The company warned passengers to expect a limited number of trains on Sunday, causing chaos on the pre-Christmas weekend, one of the busiest travel periods of the year.
Some passengers complained they were left to fend for themselves when the trains were halted under the English Channel.
Patrick Dussaut, who was with a group of 40 people from a French company hoping to visit Britain, complained they had been stuck in a Eurostar train since Friday evening and by Saturday lunchtime had still not reached London.
"People have been stuck in the train for 16 and a half hours non-stop, without being able to open the doors," he told AFP by telephone.
"There have been heated arguments between Eurostar staff and passengers who were fed up of being shut inside the trains.
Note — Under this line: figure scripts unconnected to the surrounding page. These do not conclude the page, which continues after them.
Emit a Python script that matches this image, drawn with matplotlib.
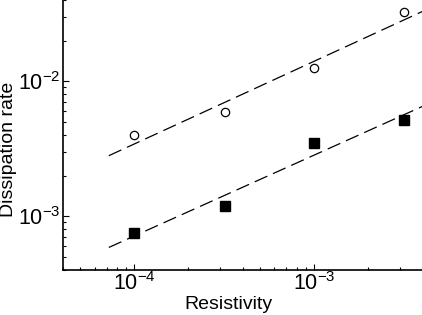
import numpy as np
import matplotlib
matplotlib.use("Agg")
import matplotlib.pyplot as plt
from matplotlib.ticker import LogLocator

plt.rcParams['font.family'] = ['Liberation Sans', 'DejaVu Sans']
plt.rcParams['mathtext.fontset'] = 'custom'
plt.rcParams['mathtext.rm'] = 'Liberation Sans'
plt.rcParams['mathtext.it'] = 'Liberation Sans:italic'

# Data
resistivity = [1e-4, 3.2e-4, 1e-3, 3.16e-3]
rate_open = [4.0e-3, 5.9e-3, 1.25e-2, 3.25e-2]
rate_filled = [7.5e-4, 1.2e-3, 3.5e-3, 5.2e-3]
fit_range = [7.2e-5, 4.5e-3]
x_label = "Resistivity"
y_label = "Dissipation rate"

fig = plt.figure(figsize=(4.22, 3.15), dpi=100)
ax = fig.add_axes([63/422, 45/315, (422-63)/422, 270/315])

fx = np.array(fit_range)
for yvals in (rate_open, rate_filled):
    p = np.polyfit(np.log10(resistivity), np.log10(yvals), 1)
    fy = 10 ** np.polyval(p, np.log10(fx))
    ax.plot(fx, fy, color='black', lw=0.9, dashes=(11, 5))

ax.plot(resistivity, rate_open, 'o', ms=6, mfc='white', mec='black', mew=0.9, ls='none')
ax.plot(resistivity, rate_filled, 's', ms=6.5, mfc='black', mec='black', ls='none')

ax.set_xscale('log')
ax.set_yscale('log')
ax.set_xlim(4e-5, 4e-3)
ax.set_ylim(4e-4, 4e-2)

ax.spines['top'].set_visible(False)
ax.spines['right'].set_visible(False)
for s in ('left', 'bottom'):
    ax.spines[s].set_linewidth(1.2)

ax.tick_params(which='both', direction='in', labelsize=15.5, width=0.8)
ax.tick_params(which='major', length=4.5, pad=1.5)
ax.tick_params(which='minor', length=2.5)
ax.yaxis.set_minor_locator(LogLocator(base=10, subs=np.arange(2, 10)))
ax.xaxis.set_minor_locator(LogLocator(base=10, subs=np.arange(2, 10)))

ax.set_xlabel(x_label, fontsize=14, labelpad=0)
ax.xaxis.set_label_coords(0.46, -0.095)
ax.set_ylabel(y_label, fontsize=14, labelpad=0)
ax.yaxis.set_label_coords(-0.128, 0.445)

fig.savefig("out.png", dpi=100)
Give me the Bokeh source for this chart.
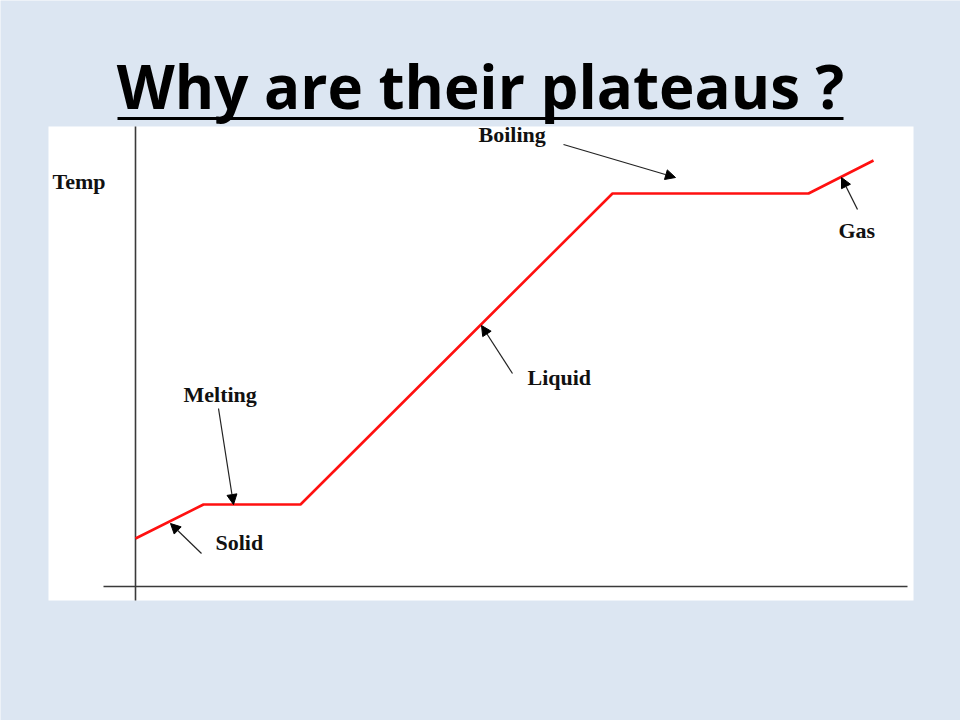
from bokeh.plotting import figure
from bokeh.models import Range1d, ColumnDataSource, Arrow, NormalHead
from bokeh.core.properties import value
from bokeh.embed import file_html
from bokeh.resources import INLINE

# ---- data (arbitrary units: time vs temperature) ----
time = [0, 6.8, 16.5, 47.7, 67.3, 73.8]
temp = [4.8, 8.2, 8.2, 39.3, 39.3, 42.6]

title_text = "Why are their plateaus ?"
label_texts = ["Temp", "Boiling", "Melting", "Solid", "Liquid", "Gas"]

# ---- layout helpers (page pixel -> data units) ----
ORIGIN_X, ORIGIN_Y, PPU = 135, 586, 10.0
def px(x):
    return (x - ORIGIN_X) / PPU
def py(y):
    return (ORIGIN_Y - y) / PPU

W, H = 960, 720
BG = "#dce6f2"

p = figure(width=W, height=H, output_backend="svg", toolbar_location=None,
           x_range=Range1d(px(0), px(W)), y_range=Range1d(py(H), py(0)),
           min_border=0, background_fill_color=BG, border_fill_color=BG,
           outline_line_color=None)
p.axis.visible = False
p.grid.visible = False

# white picture panel
p.quad(left=[px(48)], right=[px(913)], top=[py(126)], bottom=[py(600)],
       fill_color="white", line_color=None)

# axes lines
p.segment(x0=[0, px(103)], y0=[py(126), 0], x1=[0, px(907)], y1=[py(600), 0],
          line_color="#3a3a3a", line_width=1.6)

# heating curve
p.line(time, temp, line_color="#ff1010", line_width=2.6)

# labels
lab_x = [px(52), px(478), px(183), px(215), px(527), px(838)]
lab_y = [py(181), py(134), py(394), py(542), py(377), py(230)]
p.text(x=lab_x, y=lab_y, text=label_texts, text_font=value("Liberation Serif"),
       text_font_style="bold", text_font_size="22px", text_color="#111111",
       text_baseline="middle", text_align="left")

# arrows
arr = ColumnDataSource(dict(
    xs=[px(218), px(201), px(563), px(857), px(512)],
    ys=[py(408), py(553), py(144), py(209), py(373)],
    xe=[px(233), px(170), px(675), px(841), px(481)],
    ye=[py(504), py(523), py(177), py(177), py(325)],
))
p.add_layout(Arrow(end=NormalHead(size=10, fill_color="black", line_color="black"),
                   x_start="xs", y_start="ys", x_end="xe", y_end="ye", source=arr,
                   line_color="#222222", line_width=1.2))

# title with underline
p.text(x=[px(480)], y=[py(85)], text=[title_text], text_font=value("Open Sans"),
       text_font_style="bold", text_font_size="60px", text_color="black",
       text_align="center", text_baseline="alphabetic")
p.segment(x0=[px(117)], y0=[py(118)], x1=[px(843)], y1=[py(118)],
          line_color="black", line_width=3)

html = file_html(p, INLINE)
html = html.replace("<body>", '<body style="background-color:%s;">' % BG, 1)
open("out.html", "w").write(html)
On a human level, the management has been catastrophic."
Another passenger, Lee Godfrey, who was travelling back to London from Disneyland Paris with his family when the train broke down, criticised Eurostar's handling of the problem.
"We were without power. We ran out of water, we ran out of food and there was very, very poor communication from the staff.
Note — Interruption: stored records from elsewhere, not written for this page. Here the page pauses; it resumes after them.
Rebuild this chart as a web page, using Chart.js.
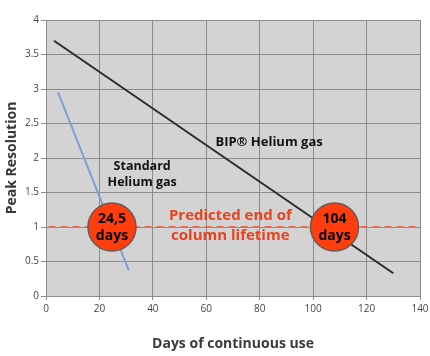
<!DOCTYPE html>
<html><head><meta charset="utf-8">
<script src="https://cdn.jsdelivr.net/npm/chart.js@4/dist/chart.umd.min.js"></script>
<style>html,body{margin:0;padding:0;background:#fff}#wrap{width:430px;height:356px}</style>
</head><body><div id="wrap"><canvas id="c" width="430" height="356"></canvas></div>
<script>
// Data
const bipDays = [3, 130];
const bipResolution = [3.7, 0.33];
const standardDays = [4.5, 31];
const standardResolution = [2.95, 0.37];
const thresholdDays = [1, 140];
const thresholdResolution = [1, 1];
const lifetimeDays = [24.7, 108];
const lifetimeLabels = [["24,5", "days"], ["104", "days"]];
const xTicks = [0, 20, 40, 60, 80, 100, 120, 140];
const yTicks = [0, 0.5, 1, 1.5, 2, 2.5, 3, 3.5, 4];

const FONT = "'Open Sans', 'Noto Sans', sans-serif";

const annotations = [
  {lines: ["Standard", "Helium gas"], x: 36, y: [1.88, 1.64], color: "#111", size: 12.5},
  {lines: ["BIP® Helium gas"], x: 83.5, y: [2.23], color: "#111", size: 13},
  {lines: ["Predicted end of", "column lifetime"], x: 69, y: [1.17, 0.88], color: "#ea421c", size: 15}
];

const bgPlugin = {
  id: 'bg',
  beforeDraw(chart) {
    const {ctx, chartArea: a} = chart;
    ctx.save();
    ctx.fillStyle = '#d3d3d3';
    ctx.fillRect(a.left, a.top, a.right - a.left, a.bottom - a.top);
    ctx.restore();
  }
};
const textPlugin = {
  id: 'texts',
  afterDatasetsDraw(chart) {
    const {ctx, scales: {x, y}} = chart;
    ctx.save();
    ctx.textAlign = 'center';
    ctx.textBaseline = 'middle';
    annotations.forEach(a => {
      ctx.fillStyle = a.color;
      ctx.font = `bold ${a.size}px ${FONT}`;
      a.lines.forEach((t, i) => ctx.fillText(t, x.getPixelForValue(a.x), y.getPixelForValue(a.y[i])));
    });
    ctx.fillStyle = '#000';
    ctx.font = `bold 14px ${FONT}`;
    lifetimeDays.forEach((d, i) => {
      const px = x.getPixelForValue(d), py = y.getPixelForValue(1);
      ctx.fillText(lifetimeLabels[i][0], px, py - 8);
      ctx.fillText(lifetimeLabels[i][1], px, py + 9);
    });
    ctx.restore();
  }
};

new Chart(document.getElementById('c'), {
  type: 'scatter',
  data: {
    datasets: [
      {type: 'bubble', data: lifetimeDays.map(d => ({x: d, y: 1, r: 24})), backgroundColor: '#ff3d0d', borderColor: '#6a5a55', borderWidth: 1.5, order: 0, clip: false},
      {type: 'line', data: bipDays.map((d, i) => ({x: d, y: bipResolution[i]})), borderColor: '#2b2b2b', borderWidth: 2, pointRadius: 0, order: 1},
      {type: 'line', data: standardDays.map((d, i) => ({x: d, y: standardResolution[i]})), borderColor: '#7f9fd0', borderWidth: 2, pointRadius: 0, order: 2},
      {type: 'line', data: thresholdDays.map((d, i) => ({x: d, y: thresholdResolution[i]})), borderColor: '#f0664a', borderWidth: 2, borderDash: [7, 5], pointRadius: 0, order: 3}
    ]
  },
  options: {
    responsive: false,
    animation: false,
    events: [],
    layout: {autoPadding: false, padding: {top: 20, right: 10, left: 0, bottom: 0}},
    plugins: {legend: {display: false}, tooltip: {enabled: false}},
    scales: {
      x: {
        type: 'linear', min: 0, max: 140,
        afterBuildTicks(s) { s.ticks = xTicks.map(v => ({value: v})); },
        afterFit(s) { s.height = 60; s.paddingRight = 0; s.paddingLeft = 0; },
        grid: {color: '#8c8c8c', lineWidth: 1, tickLength: 4},
        border: {color: '#8c8c8c'},
        ticks: {color: '#444', font: {family: FONT, size: 10}, padding: 3, maxRotation: 0},
        title: {display: true, text: 'Days of continuous use', color: '#3a3a3a', font: {family: FONT, size: 14, weight: 'bold'}, padding: {top: 5}}
      },
      y: {
        type: 'linear', min: 0, max: 4,
        afterBuildTicks(s) { s.ticks = yTicks.map(v => ({value: v})); },
        afterFit(s) { s.width = 46; s.paddingTop = 0; s.paddingBottom = 0; },
        grid: {color: '#8c8c8c', lineWidth: 1, tickLength: 5},
        border: {color: '#8c8c8c'},
        ticks: {color: '#444', font: {family: FONT, size: 10}, padding: 2, callback: v => String(v)},
        title: {display: true, text: 'Peak Resolution', color: '#3a3a3a', font: {family: FONT, size: 14, weight: 'bold'}, padding: {bottom: 2}}
      }
    }
  },
  plugins: [bgPlugin, textPlugin]
});
</script></body></html>
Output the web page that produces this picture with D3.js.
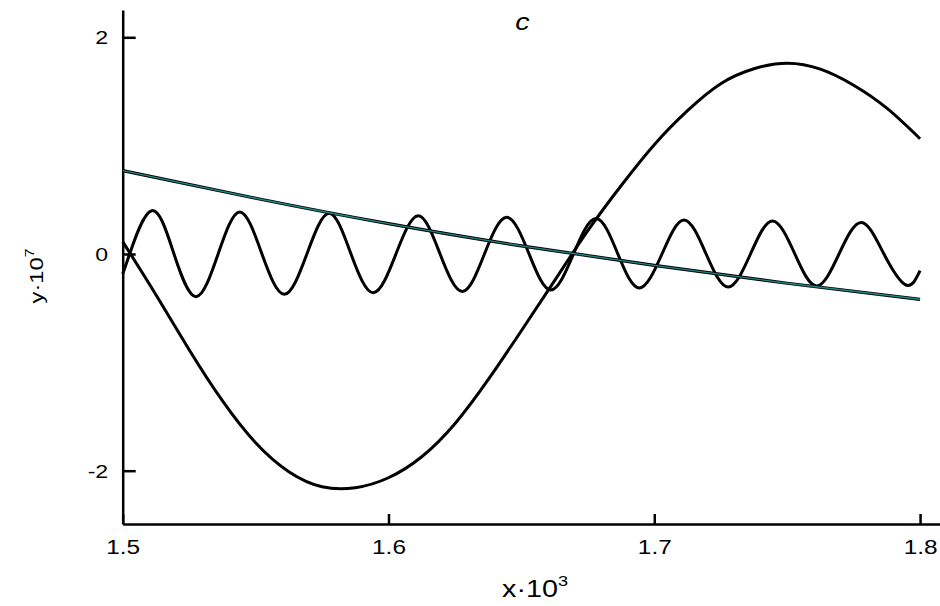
<!DOCTYPE html>
<html>
<head>
<meta charset="utf-8">
<script src="https://cdnjs.cloudflare.com/ajax/libs/d3/7.8.5/d3.min.js"></script>
<style>
  html, body { margin: 0; padding: 0; background: #fff; }
  svg { display: block; font-family: "Liberation Sans", Arial, sans-serif; }
</style>
</head>
<body>
<div class="chart"></div>
<script>
'use strict';

// big wave (x·10^3, y·10^7)
const bigX = [1.5, 1.5125, 1.525, 1.5375, 1.55, 1.5625, 1.575, 1.5875, 1.6, 1.6125,
  1.625, 1.6375, 1.65, 1.6625, 1.675, 1.6875, 1.7, 1.7125, 1.725, 1.7375,
  1.75, 1.7625, 1.775, 1.7875, 1.8];
const bigY = [0.114, -0.376, -0.883, -1.354, -1.742, -2.009, -2.148, -2.157, -2.065, -1.871,
  -1.566, -1.160, -0.708, -0.246, 0.215, 0.630, 1.009, 1.323, 1.572, 1.710,
  1.761, 1.706, 1.558, 1.346, 1.064];

// fast oscillation
const oscX = [1.5, 1.5026, 1.5109, 1.5193, 1.5276, 1.5359, 1.5441, 1.5524, 1.5608, 1.5693,
  1.5777, 1.5859, 1.5943, 1.6028, 1.6112, 1.6194, 1.6278, 1.6361, 1.6445, 1.6529,
  1.6611, 1.6696, 1.6781, 1.6863, 1.6944, 1.7029, 1.7112, 1.7195, 1.7278, 1.7362,
  1.7445, 1.7529, 1.7611, 1.7695, 1.7779, 1.7864, 1.7947, 1.8];
const oscY = [-0.185, 0, 0.400, 0, -0.394, 0, 0.388, 0, -0.372, 0,
  0.376, 0, -0.357, 0, 0.353, 0, -0.346, 0, 0.339, 0,
  -0.332, 0, 0.328, 0, -0.314, 0, 0.314, 0, -0.305, 0,
  0.305, 0, -0.295, 0, 0.291, 0, -0.286, -0.154];

// slow decaying trend (teal)
const trendX = [1.5, 1.55, 1.6, 1.65, 1.7, 1.75, 1.8];
const trendY = [0.769, 0.515, 0.28, 0.075, -0.105, -0.27, -0.418];

const xTicks = [1.5, 1.6, 1.7, 1.8];
const yTicks = [-2, 0, 2];

document.addEventListener('DOMContentLoaded', () => {

  const W = 940, H = 606;
  const left = 122.7, right = 940, top = 10, bottom = 524;
  const stretch = 1.25; // glyphs in the original are drawn wide

  const svg = d3.select(".chart")
    .append("svg")
    .attr("width", W)
    .attr("height", H);

  const xScale = d3.scaleLinear().domain([1.5, 1.8075]).range([left, right]);
  const yScale = d3.scaleLinear().domain([-2.4919, 2.2520]).range([bottom, top]);

  const zip = (xs, ys) => xs.map((x, i) => [x, ys[i]]);

  // axes, ticks pointing inwards
  const xAxis = d3.axisBottom(xScale)
    .tickValues(xTicks)
    .tickSize(-10)
    .tickSizeOuter(0)
    .tickFormat(d3.format(".1f"));
  const yAxis = d3.axisLeft(yScale)
    .tickValues(yTicks)
    .tickSize(-13)
    .tickSizeOuter(0)
    .tickFormat(d => d);

  const gx = svg.append("g")
    .attr("transform", `translate(0,${bottom})`)
    .call(xAxis);
  const gy = svg.append("g")
    .attr("transform", `translate(${left},0)`)
    .call(yAxis);

  [gx, gy].forEach(g => {
    g.selectAll("path, line").attr("stroke", "#000").attr("stroke-width", 2.5);
  });

  gx.selectAll("text")
    .attr("y", null).attr("dy", null)
    .attr("fill", "#000")
    .style("font-size", "19.5px")
    .attr("transform", `translate(0,29.5) scale(${stretch},1)`);

  gy.selectAll("text")
    .attr("x", null)
    .attr("dy", "0.36em")
    .attr("fill", "#000")
    .style("font-size", "18.5px")
    .attr("transform", `translate(-14.5,0) scale(${stretch},1)`);

  // curves
  const line = d3.line()
    .x(d => xScale(d[0]))
    .y(d => yScale(d[1]))
    .curve(d3.curveNatural);

  svg.append("path")
    .datum(zip(bigX, bigY))
    .attr("fill", "none")
    .attr("stroke", "#000")
    .attr("stroke-width", 3)
    .attr("d", line);

  svg.append("path")
    .datum(zip(oscX, oscY))
    .attr("fill", "none")
    .attr("stroke", "#000")
    .attr("stroke-width", 3)
    .attr("d", line);

  const trend = zip(trendX, trendY);
  svg.append("path")
    .datum(trend)
    .attr("fill", "none")
    .attr("stroke", "#000")
    .attr("stroke-width", 3.2)
    .attr("d", line);
  svg.append("path")
    .datum(trend)
    .attr("fill", "none")
    .attr("stroke", "#1f8585")
    .attr("stroke-width", 1.4)
    .attr("d", line);

  // labels
  svg.append("text")
    .attr("transform", `translate(522.5,30) scale(${stretch},1)`)
    .attr("text-anchor", "middle")
    .style("font-size", "23px")
    .style("font-style", "italic")
    .text("c");

  const xl = svg.append("text")
    .attr("transform", `translate(535,597) scale(${stretch},1)`)
    .attr("text-anchor", "middle")
    .style("font-size", "23px")
    .text("x·10");
  xl.append("tspan").attr("dy", -11).style("font-size", "14.5px").text("3");

  const yl = svg.append("text")
    .attr("transform", `translate(43,276) rotate(-90) scale(${stretch},1)`)
    .attr("text-anchor", "middle")
    .style("font-size", "19px")
    .text("y·10");
  yl.append("tspan").attr("dy", -9).style("font-size", "12.5px").text("7");

});
</script>
</body>
</html>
"We lost air-conditioning when we lost the power. We had to open the emergency doors ourselves," he told BBC radio, adding that passengers had been "very, very panicky".
He said: "We have had children asleep on the floor, they have been sick. It has been a complete nightmare."
A Eurostar spokeswoman told AFP that of its Saturday trains, one Brussels to London service made it; a London to Paris train was on its way, and of two Paris to London services, one had broken down in England -- with an empty train being sent to collect the passengers -- while the other was stopped in France.
"We have not had a situation like this in 15 years," Eurostar executive Nicolas Petrovic told AFP.
On Friday, he said, "Five trains broke down in the tunnel between 8:30 pm and 11:30 pm (1930 GMT and 2230 GMT)."
All the affected trains had been removed from the tunnel and two thirds of the 2,000 passengers had reached London by mid-morning Saturday, he added.
He said between 4,000 and 5,000 passengers had been able to travel Saturday, while some 24,000 were expecting to travel Sunday, though services would be disrupted.
Eurostar chief executive Richard Brown apologised for the inconvenience caused to passengers.
"We are very sorry, we are giving them a full refund of their ticket, another free journey with us, and we will be offering each 150 pounds (170 euros, 240 dollars) per person, as a gesture of apology, on top of their out-of-pocket expenses," he told Sky News television.
The tunnel's operators Eurotunnel, which runs a drive-on train service for cars and trucks, said it resumed services Saturday after being forced to suspend its trains.
The disruption in the tunnel was the worst since a raging fire on a Eurotunnel train in September 2008 caused a two-day suspension of services.
The problems with the Eurostar trains added to an already difficult situation in Europe as temperatures dropped as low as minus seven degrees Celsius (19 degrees Fahrenheit).
Up to 18 centimetres (seven inches) of snow were reported in parts of Kent, the southeastern English county through which the high-speed Eurostar trains run.
Ferries between France and Britain were also heavily disrupted by the adverse weather conditions.
The motorway to Britain's main Channel port Dover was partly reduced to little more than a parking area for trucks on Saturday.
Air passengers also faced delays Saturday due to snow in Britain and elsewhere in Europe. Dozens of flights in and out of Britain had been cancelled on Thursday and Friday.
A statement on British Airways' website said the disruption was "likely to continue into the weekend."